─── Supplied data

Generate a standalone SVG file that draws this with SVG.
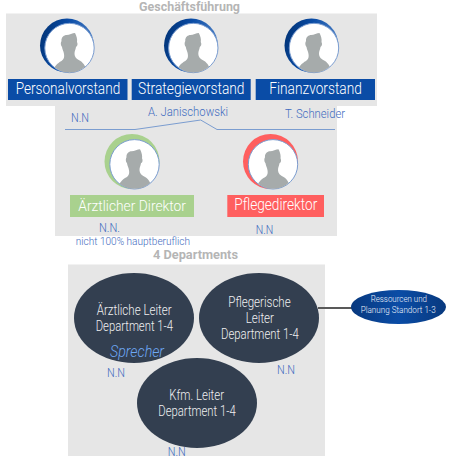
<svg xmlns="http://www.w3.org/2000/svg" xmlns:xlink="http://www.w3.org/1999/xlink" width="449" height="459" viewBox="0 0 449 459">
<style>
text{font-family:Roboto,"Liberation Sans",sans-serif}
.panel{fill:#e6e6e6}
.title{font-size:12px;font-weight:700;fill:#b5b5b5}
.box{font-size:17px;font-weight:300;fill:#fff}
.nn{font-size:13px;font-weight:300;fill:#3f6cc0}
.dark{fill:#333f50}
.et{font-size:14.500px;font-weight:300;fill:#f0f0f0}
.small{font-size:9.500px;font-weight:300;fill:#eef3fb}
.ring{fill:#fff;stroke:#7b9dd0;stroke-width:1}
</style>
<defs>
<linearGradient id="navy" x1="0" y1="0" x2="1" y2="0.3"><stop offset="0" stop-color="#002f6e"/><stop offset="0.5" stop-color="#0a4ca6"/><stop offset="1" stop-color="#4d80c4"/></linearGradient>
<linearGradient id="pill" x1="0" y1="0" x2="1" y2="0"><stop offset="0" stop-color="#08397e"/><stop offset="0.5" stop-color="#0a4ca6"/><stop offset="1" stop-color="#08397e"/></linearGradient>
<clipPath id="face"><circle cx="0" cy="0" r="24.5"/></clipPath>
<g id="person">
<circle class="ring" cx="0" cy="0" r="24.7"/>
<path clip-path="url(#face)" fill="#a6abab" d="M-8-7C-8.500-11-5-13-3-13C0-13 3-15 5.500-15C7-12 8-9 7.500-6C8.500-4 8-2 6.500-1C6 2 5 3 5 6C5 9 7 11 11 13C14 15 17 19 17 25L-17 25C-16 19-12 15-8 13C-5.500 11-5 9-5.500 6C-6 3-7 2-7.500-1C-9-3-9-5-8-7Z"/>
</g>
</defs>

<g id="panels">
<rect class="panel" x="6" y="13.500" width="371" height="92.500"/>
<rect class="panel" x="55" y="106" width="282" height="130"/>
<rect class="panel" x="68" y="264.500" width="257" height="191.500"/>
</g>

<g id="connectors">
<polyline points="65,129.500 135,129.500 200.700,120 217,129.500 335,129.500" fill="none" stroke="#7b9dd0" stroke-width="1"/>
<line x1="318" y1="308" x2="353" y2="308" stroke="#595959" stroke-width="2"/>
</g>

<text class="title" x="139" y="10.500" textLength="101" lengthAdjust="spacingAndGlyphs">Geschäftsführung</text>
<text class="title" style="font-size:12.500px" x="153" y="259" textLength="85" lengthAdjust="spacingAndGlyphs">4 Departments</text>

<g id="personalvorstand">
<circle cx="67" cy="45.500" r="27" fill="url(#navy)"/>
<use href="#person" x="69.500" y="48"/>
<rect x="8" y="79" width="119.500" height="21" fill="#0a4ca6"/>
<text class="box" x="15.700" y="94.300" textLength="104.500" lengthAdjust="spacingAndGlyphs">Personalvorstand</text>
<text class="nn" x="71" y="122" textLength="18" lengthAdjust="spacingAndGlyphs">N.N</text>
</g>
<g id="strategievorstand">
<circle cx="191" cy="45.500" r="27" fill="url(#navy)"/>
<use href="#person" x="193.300" y="48"/>
<rect x="131.700" y="79" width="119" height="21" fill="#0a4ca6"/>
<text class="box" x="138" y="94.300" textLength="106.500" lengthAdjust="spacingAndGlyphs">Strategievorstand</text>
<text class="nn" x="148" y="116" textLength="80" lengthAdjust="spacingAndGlyphs">A. Janischowski</text>
</g>
<g id="finanzvorstand">
<circle cx="311.500" cy="45.500" r="27" fill="url(#navy)"/>
<use href="#person" x="314" y="48"/>
<rect x="255.700" y="79" width="119.300" height="21" fill="#0a4ca6"/>
<text class="box" x="269.300" y="94.300" textLength="92.500" lengthAdjust="spacingAndGlyphs">Finanzvorstand</text>
<text class="nn" x="285" y="118" textLength="60" lengthAdjust="spacingAndGlyphs">T. Schneider</text>
</g>
<g id="aerztlicher-direktor">
<circle cx="132" cy="161.500" r="27.500" fill="#a9d18e"/>
<use href="#person" x="134.500" y="164.300"/>
<rect x="70" y="195" width="124" height="22" fill="#a9d18e"/>
<text class="box" style="font-size:15.500px" x="78.300" y="210.500" textLength="107.700" lengthAdjust="spacingAndGlyphs">Ärztlicher Direktor</text>
<text class="nn" style="font-size:12px" x="99" y="231.500" textLength="21" lengthAdjust="spacingAndGlyphs">N.N.</text>
<text class="nn" style="font-size:11px" x="75.700" y="244.500" textLength="114.300" lengthAdjust="spacingAndGlyphs">nicht 100% hauptberuflich</text>
</g>
<g id="pflegedirektor">
<circle cx="270.500" cy="161.500" r="27.500" fill="#ff5f5f"/>
<use href="#person" x="273" y="164.300"/>
<rect x="227.300" y="195" width="96.700" height="22" fill="#ff5f5f"/>
<text class="box" x="234.300" y="210" textLength="83" lengthAdjust="spacingAndGlyphs">Pflegedirektor</text>
<text class="nn" x="255.700" y="234" textLength="17.500" lengthAdjust="spacingAndGlyphs">N.N</text>
</g>
<g id="aerztliche-leiter">
<ellipse class="dark" cx="134" cy="318" rx="60" ry="45"/>
<text class="et" x="96.700" y="315" textLength="75" lengthAdjust="spacingAndGlyphs">Ärztliche Leiter</text>
<text class="et" x="95.700" y="330.700" textLength="77.300" lengthAdjust="spacingAndGlyphs">Department 1-4</text>
<text x="110" y="357" style="font-size:16px;font-weight:300;font-style:italic;fill:#6ea8f5" textLength="54" lengthAdjust="spacingAndGlyphs">Sprecher</text>
<text class="nn" x="107" y="377" textLength="18" lengthAdjust="spacingAndGlyphs">N.N</text>
</g>
<g id="pflegerische-leiter">
<ellipse class="dark" cx="259" cy="318" rx="60" ry="45"/>
<text class="et" x="228.300" y="306.700" textLength="62.400" lengthAdjust="spacingAndGlyphs">Pflegerische</text>
<text class="et" x="245.700" y="322.700" textLength="28.300" lengthAdjust="spacingAndGlyphs">Leiter</text>
<text class="et" x="221" y="338.700" textLength="77.700" lengthAdjust="spacingAndGlyphs">Department 1-4</text>
<text class="nn" x="277" y="374" textLength="18" lengthAdjust="spacingAndGlyphs">N.N</text>
</g>
<g id="kfm-leiter">
<ellipse class="dark" cx="197" cy="403" rx="60" ry="45"/>
<text class="et" x="169.300" y="400" textLength="54.700" lengthAdjust="spacingAndGlyphs">Kfm. Leiter</text>
<text class="et" x="158.300" y="415.700" textLength="77.400" lengthAdjust="spacingAndGlyphs">Department 1-4</text>
<text class="nn" x="167.700" y="455.700" textLength="18" lengthAdjust="spacingAndGlyphs">N.N</text>
</g>
<g id="ressourcen">
<ellipse cx="398.500" cy="307" rx="47.500" ry="17" fill="url(#pill)"/>
<text class="small" x="370.700" y="301.500" textLength="56.300" lengthAdjust="spacingAndGlyphs">Ressourcen und</text>
<text class="small" x="360.700" y="312.700" textLength="75" lengthAdjust="spacingAndGlyphs">Planung Standort 1-3</text>
</g>
</svg>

──────

**Exercise directions:** Retype the listing exactly. Pictures do not belong in the copy.

**Full response:**
Generate a standalone SVG file that draws this with SVG.
<svg xmlns="http://www.w3.org/2000/svg" xmlns:xlink="http://www.w3.org/1999/xlink" width="449" height="459" viewBox="0 0 449 459">
<style>
text{font-family:Roboto,"Liberation Sans",sans-serif}
.panel{fill:#e6e6e6}
.title{font-size:12px;font-weight:700;fill:#b5b5b5}
.box{font-size:17px;font-weight:300;fill:#fff}
.nn{font-size:13px;font-weight:300;fill:#3f6cc0}
.dark{fill:#333f50}
.et{font-size:14.500px;font-weight:300;fill:#f0f0f0}
.small{font-size:9.500px;font-weight:300;fill:#eef3fb}
.ring{fill:#fff;stroke:#7b9dd0;stroke-width:1}
</style>
<defs>
<linearGradient id="navy" x1="0" y1="0" x2="1" y2="0.3"><stop offset="0" stop-color="#002f6e"/><stop offset="0.5" stop-color="#0a4ca6"/><stop offset="1" stop-color="#4d80c4"/></linearGradient>
<linearGradient id="pill" x1="0" y1="0" x2="1" y2="0"><stop offset="0" stop-color="#08397e"/><stop offset="0.5" stop-color="#0a4ca6"/><stop offset="1" stop-color="#08397e"/></linearGradient>
<clipPath id="face"><circle cx="0" cy="0" r="24.5"/></clipPath>
<g id="person">
<circle class="ring" cx="0" cy="0" r="24.7"/>
<path clip-path="url(#face)" fill="#a6abab" d="M-8-7C-8.500-11-5-13-3-13C0-13 3-15 5.500-15C7-12 8-9 7.500-6C8.500-4 8-2 6.500-1C6 2 5 3 5 6C5 9 7 11 11 13C14 15 17 19 17 25L-17 25C-16 19-12 15-8 13C-5.500 11-5 9-5.500 6C-6 3-7 2-7.500-1C-9-3-9-5-8-7Z"/>
</g>
</defs>

<g id="panels">
<rect class="panel" x="6" y="13.500" width="371" height="92.500"/>
<rect class="panel" x="55" y="106" width="282" height="130"/>
<rect class="panel" x="68" y="264.500" width="257" height="191.500"/>
</g>

<g id="connectors">
<polyline points="65,129.500 135,129.500 200.700,120 217,129.500 335,129.500" fill="none" stroke="#7b9dd0" stroke-width="1"/>
<line x1="318" y1="308" x2="353" y2="308" stroke="#595959" stroke-width="2"/>
</g>

<text class="title" x="139" y="10.500" textLength="101" lengthAdjust="spacingAndGlyphs">Geschäftsführung</text>
<text class="title" style="font-size:12.500px" x="153" y="259" textLength="85" lengthAdjust="spacingAndGlyphs">4 Departments</text>

<g id="personalvorstand">
<circle cx="67" cy="45.500" r="27" fill="url(#navy)"/>
<use href="#person" x="69.500" y="48"/>
<rect x="8" y="79" width="119.500" height="21" fill="#0a4ca6"/>
<text class="box" x="15.700" y="94.300" textLength="104.500" lengthAdjust="spacingAndGlyphs">Personalvorstand</text>
<text class="nn" x="71" y="122" textLength="18" lengthAdjust="spacingAndGlyphs">N.N</text>
</g>
<g id="strategievorstand">
<circle cx="191" cy="45.500" r="27" fill="url(#navy)"/>
<use href="#person" x="193.300" y="48"/>
<rect x="131.700" y="79" width="119" height="21" fill="#0a4ca6"/>
<text class="box" x="138" y="94.300" textLength="106.500" lengthAdjust="spacingAndGlyphs">Strategievorstand</text>
<text class="nn" x="148" y="116" textLength="80" lengthAdjust="spacingAndGlyphs">A. Janischowski</text>
</g>
<g id="finanzvorstand">
<circle cx="311.500" cy="45.500" r="27" fill="url(#navy)"/>
<use href="#person" x="314" y="48"/>
<rect x="255.700" y="79" width="119.300" height="21" fill="#0a4ca6"/>
<text class="box" x="269.300" y="94.300" textLength="92.500" lengthAdjust="spacingAndGlyphs">Finanzvorstand</text>
<text class="nn" x="285" y="118" textLength="60" lengthAdjust="spacingAndGlyphs">T. Schneider</text>
</g>
<g id="aerztlicher-direktor">
<circle cx="132" cy="161.500" r="27.500" fill="#a9d18e"/>
<use href="#person" x="134.500" y="164.300"/>
<rect x="70" y="195" width="124" height="22" fill="#a9d18e"/>
<text class="box" style="font-size:15.500px" x="78.300" y="210.500" textLength="107.700" lengthAdjust="spacingAndGlyphs">Ärztlicher Direktor</text>
<text class="nn" style="font-size:12px" x="99" y="231.500" textLength="21" lengthAdjust="spacingAndGlyphs">N.N.</text>
<text class="nn" style="font-size:11px" x="75.700" y="244.500" textLength="114.300" lengthAdjust="spacingAndGlyphs">nicht 100% hauptberuflich</text>
</g>
<g id="pflegedirektor">
<circle cx="270.500" cy="161.500" r="27.500" fill="#ff5f5f"/>
<use href="#person" x="273" y="164.300"/>
<rect x="227.300" y="195" width="96.700" height="22" fill="#ff5f5f"/>
<text class="box" x="234.300" y="210" textLength="83" lengthAdjust="spacingAndGlyphs">Pflegedirektor</text>
<text class="nn" x="255.700" y="234" textLength="17.500" lengthAdjust="spacingAndGlyphs">N.N</text>
</g>
<g id="aerztliche-leiter">
<ellipse class="dark" cx="134" cy="318" rx="60" ry="45"/>
<text class="et" x="96.700" y="315" textLength="75" lengthAdjust="spacingAndGlyphs">Ärztliche Leiter</text>
<text class="et" x="95.700" y="330.700" textLength="77.300" lengthAdjust="spacingAndGlyphs">Department 1-4</text>
<text x="110" y="357" style="font-size:16px;font-weight:300;font-style:italic;fill:#6ea8f5" textLength="54" lengthAdjust="spacingAndGlyphs">Sprecher</text>
<text class="nn" x="107" y="377" textLength="18" lengthAdjust="spacingAndGlyphs">N.N</text>
</g>
<g id="pflegerische-leiter">
<ellipse class="dark" cx="259" cy="318" rx="60" ry="45"/>
<text class="et" x="228.300" y="306.700" textLength="62.400" lengthAdjust="spacingAndGlyphs">Pflegerische</text>
<text class="et" x="245.700" y="322.700" textLength="28.300" lengthAdjust="spacingAndGlyphs">Leiter</text>
<text class="et" x="221" y="338.700" textLength="77.700" lengthAdjust="spacingAndGlyphs">Department 1-4</text>
<text class="nn" x="277" y="374" textLength="18" lengthAdjust="spacingAndGlyphs">N.N</text>
</g>
<g id="kfm-leiter">
<ellipse class="dark" cx="197" cy="403" rx="60" ry="45"/>
<text class="et" x="169.300" y="400" textLength="54.700" lengthAdjust="spacingAndGlyphs">Kfm. Leiter</text>
<text class="et" x="158.300" y="415.700" textLength="77.400" lengthAdjust="spacingAndGlyphs">Department 1-4</text>
<text class="nn" x="167.700" y="455.700" textLength="18" lengthAdjust="spacingAndGlyphs">N.N</text>
</g>
<g id="ressourcen">
<ellipse cx="398.500" cy="307" rx="47.500" ry="17" fill="url(#pill)"/>
<text class="small" x="370.700" y="301.500" textLength="56.300" lengthAdjust="spacingAndGlyphs">Ressourcen und</text>
<text class="small" x="360.700" y="312.700" textLength="75" lengthAdjust="spacingAndGlyphs">Planung Standort 1-3</text>
</g>
</svg>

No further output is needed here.